But though the ministers, being the ministers, are necessarily on their trial before the country, the Conservatives have no right whatever to pose as their accusers. They themselves forced the wavering Cabinet into the bombardment of Alexandria and the fatal blunder of the conquest of Egypt. Why then did we not hear all this about the bondholders from the Tory benches which some of us at least never wearied of saying at the time? Why did not Lord Salisbury rise in the House of Lords and Sir Stafford Northcote in the House of Commons to challenge the expenditure of English blood and English money in the interests of bondholders and usurers? We all know very well. Because they wished for the war and taunted the Government with cowardice in not crushing a defenceless people. And the Government was weak enough and wicked enough to yield to this clamour.

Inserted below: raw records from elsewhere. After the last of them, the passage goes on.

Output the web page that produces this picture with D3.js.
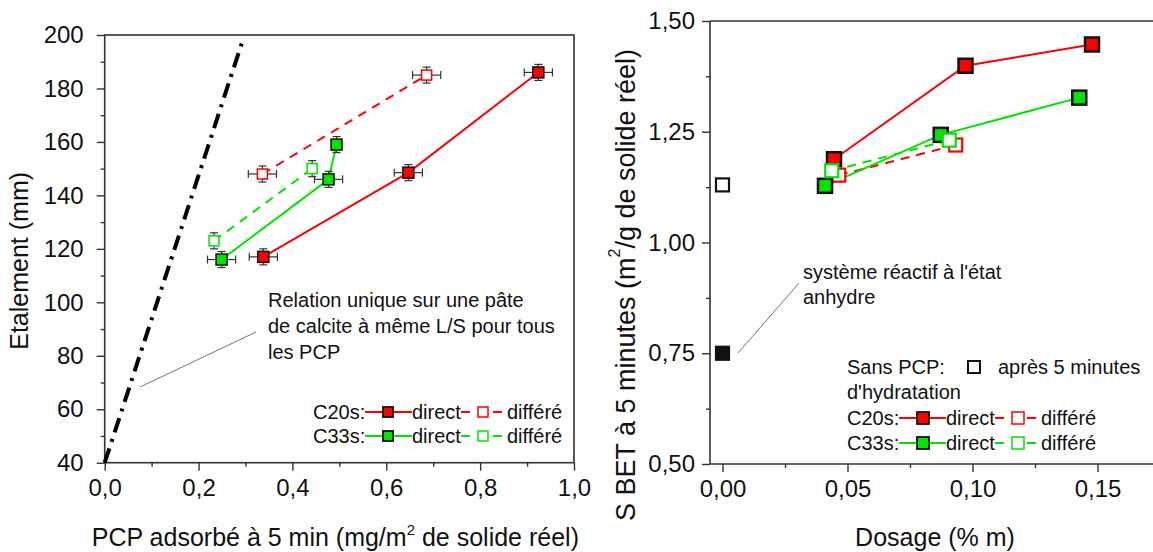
<!DOCTYPE html>
<html>
<head>
<meta charset="utf-8">
<script src="https://cdn.jsdelivr.net/npm/d3@7/dist/d3.min.js"></script>
<style>
  html, body { margin: 0; padding: 0; background: #fff; }
  svg { display: block; font-family: "Liberation Sans", Arial, sans-serif; }
</style>
</head>
<body>
<svg id="chart" width="1153" height="552"></svg>
<script>
// ---------- LEFT PANEL DATA ----------
const leftXTicks = [0, 0.2, 0.4, 0.6, 0.8, 1.0];
const leftXLabels = ["0,0", "0,2", "0,4", "0,6", "0,8", "1,0"];
const leftYTicks = [40, 60, 80, 100, 120, 140, 160, 180, 200];

const pcpC20sDirect = [0.338, 0.647, 0.924];
const etalC20sDirect = [117, 148.5, 186];
const xerrC20sDirect = [0.03, 0.03, 0.03];
const pcpC20sDiff = [0.336, 0.686];
const etalC20sDiff = [148, 185];
const xerrC20sDiff = [0.03, 0.03];
const pcpC33sDirect = [0.249, 0.477, 0.494];
const etalC33sDirect = [116, 146, 159];
const xerrC33sDirect = [0.03, 0.03, 0];
const pcpC33sDiff = [0.233, 0.442];
const etalC33sDiff = [123, 150];
const xerrC33sDiff = [0, 0];
const yerrEtal = 3;

const refLineX = [0, 0.295];
const refLineY = [40, 198.5];

// ---------- RIGHT PANEL DATA ----------
const rightXTicks = [0, 0.05, 0.10, 0.15];
const rightXLabels = ["0,00", "0,05", "0,10", "0,15"];
const rightYTicks = [0.5, 0.75, 1.0, 1.25, 1.5];
const rightYLabels = ["0,50", "0,75", "1,00", "1,25", "1,50"];

const dosC20sDirect = [0.0446, 0.0972, 0.1478];
const sbetC20sDirect = [1.188, 1.399, 1.447];
const dosC20sDiff = [0.0465, 0.0933];
const sbetC20sDiff = [1.152, 1.220];
const dosC33sDirect = [0.041, 0.0873, 0.1427];
const sbetC33sDirect = [1.128, 1.243, 1.327];
const dosC33sDiff = [0.0437, 0.0907];
const sbetC33sDiff = [1.162, 1.231];
const dosSansPcpHydr = [0];
const sbetSansPcpHydr = [1.13];
const dosSansPcpAnhydre = [0];
const sbetSansPcpAnhydre = [0.75];

const RED = "#ff0000";
const GREEN = "#00e400";
const AXIS = "#333";

const svg = d3.select("#chart");

function zip(xs, ys, es) { return xs.map((x, i) => ({x, y: ys[i], e: es ? es[i] : 0})); }

// ======================= LEFT PANEL =======================
const lx = d3.scaleLinear().domain([0, 1]).range([104.7, 574]);
const ly = d3.scaleLinear().domain([40, 200]).range([462.7, 35]);
const L = svg.append("g");

L.append("rect").attr("x", lx(0)).attr("y", ly(200)).attr("width", lx(1) - lx(0)).attr("height", ly(40) - ly(200))
  .attr("fill", "none").attr("stroke", AXIS).attr("stroke-width", 1.6);

const lxAxis = d3.axisBottom(lx).tickValues(leftXTicks).tickFormat((d, i) => leftXLabels[i]).tickSize(8).tickPadding(8);
const lxMinor = d3.axisBottom(lx).tickValues([0.1, 0.3, 0.5, 0.7, 0.9]).tickFormat("").tickSize(4);
const lyAxis = d3.axisLeft(ly).tickValues(leftYTicks).tickSize(8).tickPadding(13);
const lyMinor = d3.axisLeft(ly).tickValues([50, 70, 90, 110, 130, 150, 170, 190]).tickFormat("").tickSize(4);

function styleAxis(g, fs) {
  g.select(".domain").remove();
  g.selectAll("line").attr("stroke", AXIS).attr("stroke-width", 1.4);
  g.selectAll("text").attr("font-size", fs).attr("fill", "#111").attr("font-family", "Liberation Sans, Arial, sans-serif");
}
L.append("g").attr("transform", `translate(0,${ly(40)})`).call(lxAxis).call(g => styleAxis(g, 24));
L.append("g").attr("transform", `translate(0,${ly(40)})`).call(lxMinor).call(g => styleAxis(g, 24));
L.append("g").attr("transform", `translate(${lx(0)},0)`).call(lyAxis).call(g => styleAxis(g, 24));
L.append("g").attr("transform", `translate(${lx(0)},0)`).call(lyMinor).call(g => styleAxis(g, 24));

const lxt = L.append("text").attr("x", (lx(0) + lx(1)) / 2 - 4).attr("y", 546).attr("text-anchor", "middle")
  .attr("font-size", 25).attr("fill", "#111");
lxt.append("tspan").text("PCP adsorbé à 5 min (mg/m");
lxt.append("tspan").text("2").attr("font-size", 15).attr("dy", -11);
lxt.append("tspan").text(" de solide réel)").attr("dy", 11);

L.append("text").attr("transform", `translate(19,${(ly(40) + ly(200)) / 2 + 12}) rotate(-90)`)
  .attr("text-anchor", "middle").attr("dominant-baseline", "central")
  .attr("font-size", 25).attr("fill", "#111").text("Etalement (mm)");

L.append("line").attr("x1", lx(refLineX[0])).attr("y1", ly(refLineY[0])).attr("x2", lx(refLineX[1])).attr("y2", ly(refLineY[1]))
  .attr("stroke", "#000").attr("stroke-width", 4).attr("stroke-dasharray", "15,7,3,7");

L.append("line").attr("x1", 140).attr("y1", 387).attr("x2", 256).attr("y2", 332).attr("stroke", "#777").attr("stroke-width", 1);
const ann = ["Relation unique sur une pâte", "de calcite à même L/S pour tous", "les PCP"];
ann.forEach((t, i) => L.append("text").attr("x", 268).attr("y", 307 + i * 26).attr("font-size", 20).attr("fill", "#111").text(t));

const lline = d3.line().x(d => lx(d.x)).y(d => ly(d.y));

function leftSeries(xs, ys, xe, color, dashed, filled) {
  const data = zip(xs, ys, xe);
  L.append("path").datum(data).attr("d", lline).attr("fill", "none").attr("stroke", color).attr("stroke-width", 2)
    .attr("stroke-dasharray", dashed ? "9,7" : null);
  const g = L.append("g");
  data.forEach(d => {
    const cx = lx(d.x), cy = ly(d.y);
    const y1 = ly(d.y + yerrEtal), y2 = ly(d.y - yerrEtal);
    g.append("line").attr("x1", cx).attr("x2", cx).attr("y1", y1).attr("y2", y2).attr("stroke", "#333").attr("stroke-width", 1.2);
    g.append("line").attr("x1", cx - 4).attr("x2", cx + 4).attr("y1", y1).attr("y2", y1).attr("stroke", "#333").attr("stroke-width", 1.2);
    g.append("line").attr("x1", cx - 4).attr("x2", cx + 4).attr("y1", y2).attr("y2", y2).attr("stroke", "#333").attr("stroke-width", 1.2);
    if (d.e > 0) {
      const x1 = lx(d.x - d.e), x2 = lx(d.x + d.e);
      g.append("line").attr("x1", x1).attr("x2", x2).attr("y1", cy).attr("y2", cy).attr("stroke", "#333").attr("stroke-width", 1.2);
      g.append("line").attr("x1", x1).attr("x2", x1).attr("y1", cy - 4).attr("y2", cy + 4).attr("stroke", "#333").attr("stroke-width", 1.2);
      g.append("line").attr("x1", x2).attr("x2", x2).attr("y1", cy - 4).attr("y2", cy + 4).attr("stroke", "#333").attr("stroke-width", 1.2);
    }
    if (filled) {
      g.append("rect").attr("x", cx - 5.5).attr("y", cy - 5.5).attr("width", 11).attr("height", 11)
        .attr("fill", color).attr("stroke", "#111").attr("stroke-width", 1.5);
    } else {
      g.append("rect").attr("x", cx - 5).attr("y", cy - 5).attr("width", 10).attr("height", 10)
        .attr("fill", "#fff").attr("stroke", color).attr("stroke-width", 1.5);
    }
  });
}
leftSeries(pcpC20sDiff, etalC20sDiff, xerrC20sDiff, RED, true, false);
leftSeries(pcpC20sDirect, etalC20sDirect, xerrC20sDirect, RED, false, true);
leftSeries(pcpC33sDiff, etalC33sDiff, xerrC33sDiff, GREEN, true, false);
leftSeries(pcpC33sDirect, etalC33sDirect, xerrC33sDirect, GREEN, false, true);

function legendRow(G, x, y, name, color, sq, fs) {
  G.append("text").attr("x", x).attr("y", y).attr("dominant-baseline", "central").attr("font-size", fs).attr("fill", "#111").text(name);
  let cx = x + 52;
  G.append("line").attr("x1", cx).attr("x2", cx + 47).attr("y1", y).attr("y2", y).attr("stroke", color).attr("stroke-width", 2);
  G.append("rect").attr("x", cx + 18).attr("y", y - sq / 2).attr("width", sq).attr("height", sq)
    .attr("fill", color).attr("stroke", "#111").attr("stroke-width", 1.8);
  G.append("text").attr("x", cx + 47).attr("y", y).attr("dominant-baseline", "central").attr("font-size", fs).attr("fill", "#111").text("direct");
  let dx = cx + 96;
  G.append("line").attr("x1", dx).attr("x2", dx + 9).attr("y1", y).attr("y2", y).attr("stroke", color).attr("stroke-width", 2);
  G.append("rect").attr("x", dx + 17).attr("y", y - sq / 2).attr("width", sq).attr("height", sq)
    .attr("fill", "#fff").attr("stroke", color).attr("stroke-width", 1.5);
  G.append("line").attr("x1", dx + 32).attr("x2", dx + 41).attr("y1", y).attr("y2", y).attr("stroke", color).attr("stroke-width", 2);
  G.append("text").attr("x", dx + 46).attr("y", y).attr("dominant-baseline", "central").attr("font-size", fs).attr("fill", "#111").text("différé");
}
legendRow(L, 313, 412, "C20s:", RED, 10, 20);
legendRow(L, 313, 436, "C33s:", GREEN, 10, 20);

// ======================= RIGHT PANEL =======================
const rx = d3.scaleLinear().domain([-0.005, 0.18]).range([710, 710 + 0.185 * 2500]);
const ry = d3.scaleLinear().domain([0.5, 1.5]).range([464, 21]);
const R = svg.append("g");

R.append("line").attr("x1", rx(-0.005)).attr("x2", 1153).attr("y1", ry(1.5)).attr("y2", ry(1.5)).attr("stroke", AXIS).attr("stroke-width", 1.6);
R.append("line").attr("x1", rx(-0.005)).attr("x2", 1153).attr("y1", ry(0.5)).attr("y2", ry(0.5)).attr("stroke", AXIS).attr("stroke-width", 1.6);
R.append("line").attr("x1", rx(-0.005)).attr("x2", rx(-0.005)).attr("y1", ry(1.5)).attr("y2", ry(0.5)).attr("stroke", AXIS).attr("stroke-width", 1.6);

const rxAxis = d3.axisBottom(rx).tickValues(rightXTicks).tickFormat((d, i) => rightXLabels[i]).tickSize(8).tickPadding(8);
const rxMinor = d3.axisBottom(rx).tickValues([0.025, 0.075, 0.125]).tickFormat("").tickSize(4);
const ryAxis = d3.axisLeft(ry).tickValues(rightYTicks).tickFormat((d, i) => rightYLabels[i]).tickSize(8).tickPadding(7);
const ryMinor = d3.axisLeft(ry).tickValues([0.625, 0.875, 1.125, 1.375]).tickFormat("").tickSize(4);
R.append("g").attr("transform", `translate(0,${ry(0.5)})`).call(rxAxis).call(g => styleAxis(g, 24));
R.append("g").attr("transform", `translate(0,${ry(0.5)})`).call(rxMinor).call(g => styleAxis(g, 24));
R.append("g").attr("transform", `translate(${rx(-0.005)},0)`).call(ryAxis).call(g => styleAxis(g, 24));
R.append("g").attr("transform", `translate(${rx(-0.005)},0)`).call(ryMinor).call(g => styleAxis(g, 24));

R.append("text").attr("x", 935).attr("y", 546).attr("text-anchor", "middle").attr("font-size", 25).attr("fill", "#111").text("Dosage (% m)");

const ryt = R.append("text").attr("transform", `translate(626,285) rotate(-90)`).attr("text-anchor", "middle")
  .attr("dominant-baseline", "central").attr("font-size", 27).attr("fill", "#111");
ryt.append("tspan").text("S BET à 5 minutes (m");
ryt.append("tspan").text("2").attr("font-size", 16).attr("dy", -12);
ryt.append("tspan").text("/g de solide réel)").attr("dy", 12);

R.append("line").attr("x1", 738).attr("y1", 353).attr("x2", 799).attr("y2", 283).attr("stroke", "#777").attr("stroke-width", 1);
R.append("text").attr("x", 803).attr("y", 272).attr("dominant-baseline", "central").attr("font-size", 20).attr("fill", "#111").text("système réactif à l'état");
R.append("text").attr("x", 803).attr("y", 297).attr("dominant-baseline", "central").attr("font-size", 20).attr("fill", "#111").text("anhydre");

const rline = d3.line().x(d => rx(d.x)).y(d => ry(d.y));
function rightLine(xs, ys, color, dashed) {
  R.append("path").datum(zip(xs, ys)).attr("d", rline).attr("fill", "none").attr("stroke", color).attr("stroke-width", 2)
    .attr("stroke-dasharray", dashed ? "9,7" : null);
}
function rightMarks(xs, ys, fill, stroke, sw, size) {
  R.append("g").selectAll("rect").data(zip(xs, ys)).join("rect")
    .attr("x", d => rx(d.x) - size / 2).attr("y", d => ry(d.y) - size / 2).attr("width", size).attr("height", size)
    .attr("fill", fill).attr("stroke", stroke).attr("stroke-width", sw);
}
rightLine(dosC20sDirect, sbetC20sDirect, RED, false);
rightLine(dosC20sDiff, sbetC20sDiff, RED, true);
rightLine(dosC33sDirect, sbetC33sDirect, GREEN, false);
rightLine(dosC33sDiff, sbetC33sDiff, GREEN, true);
rightMarks(dosC20sDirect, sbetC20sDirect, RED, "#111", 2.5, 14);
rightMarks(dosC20sDiff, sbetC20sDiff, "#fff", RED, 2.2, 13);
rightMarks(dosC33sDirect, sbetC33sDirect, GREEN, "#111", 2.5, 14);
rightMarks(dosC33sDiff, sbetC33sDiff, "#fff", GREEN, 2.2, 13);
rightMarks(dosSansPcpHydr, sbetSansPcpHydr, "#fff", "#111", 2.2, 13);
rightMarks(dosSansPcpAnhydre, sbetSansPcpAnhydre, "#111", "#111", 2.2, 13);

R.append("text").attr("x", 847).attr("y", 367).attr("dominant-baseline", "central").attr("font-size", 20).attr("fill", "#111").text("Sans PCP:");
R.append("rect").attr("x", 968).attr("y", 361).attr("width", 12).attr("height", 12).attr("fill", "#fff").attr("stroke", "#111").attr("stroke-width", 2);
R.append("text").attr("x", 998).attr("y", 367).attr("dominant-baseline", "central").attr("font-size", 20).attr("fill", "#111").text("après 5 minutes");
R.append("text").attr("x", 847).attr("y", 392).attr("dominant-baseline", "central").attr("font-size", 20).attr("fill", "#111").text("d'hydratation");
legendRow(R, 847, 418, "C20s:", RED, 12, 20);
legendRow(R, 847, 443, "C33s:", GREEN, 12, 20);
</script>
</body>
</html>
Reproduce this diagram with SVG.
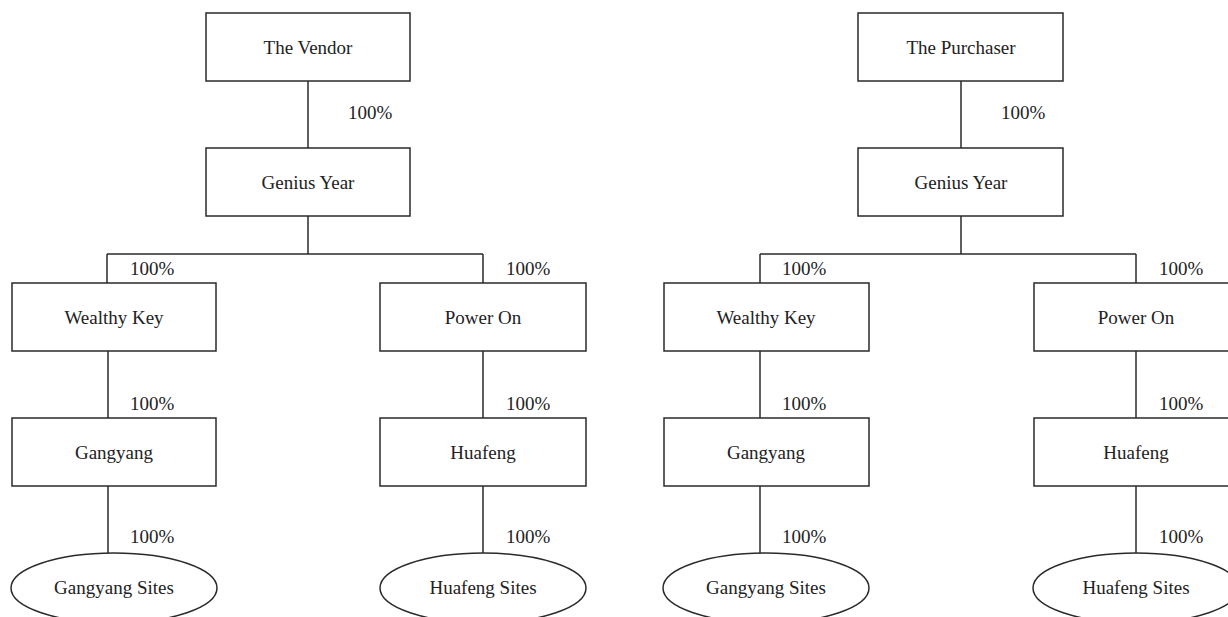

What matters, however, which faction or what place-hunters ought specially to be denounced? It is the English people who must suffer for all this pusillanimity and greed. Can they not for once decide the matter for themselves? The situation is more dangerous even than it looks. Behind the growing probability of a widespread Mahommedan revival - an African and an Asiatic crescentade - lies the possibility of grave misunderstanding with France. Can any sober man honestly declare that the mass of the English people are interested in taking upon themselves a minor India and running the risk of rivalry with a great military nation? The thing is preposterous. Trade is bad, Ireland is far from pacified, social pressure is daily increasing at home, our army is overtaxed already and Indian troops could not safely be used. But if all looked as flourishing as it now looks depressing, we ought equally to say that we do not intend to annex the country under any circumstances whatever. Yet to send troops now with the idea of leaving later is merely to go blindfold into unknown risks. Therefore we at any rate raise our voice against the dispatch of English or Indian troops to Egypt, knowing right well that such a step, if it is not to land us in disaster, can only be taken at the expense of an alliance, direct or indirect, with the banded military brigandism of Central Europe. Let not Englishmen then, whatever may have been the fate of noble General Gordon, be deluded by a cry for vengeance, or an appeal to what, in, this case at least, is a spurious patriotism. The workers have many accounts to settle nearer home, without allowing a Liberal government to promote reaction under the pretence of putting down slave-dealing, or to annex Egypt for the benefit of the upper and middle classes.

H. M. HYNDMAN
WILLIAM MORRIS.

Justice, 9th February 1884, p. 4.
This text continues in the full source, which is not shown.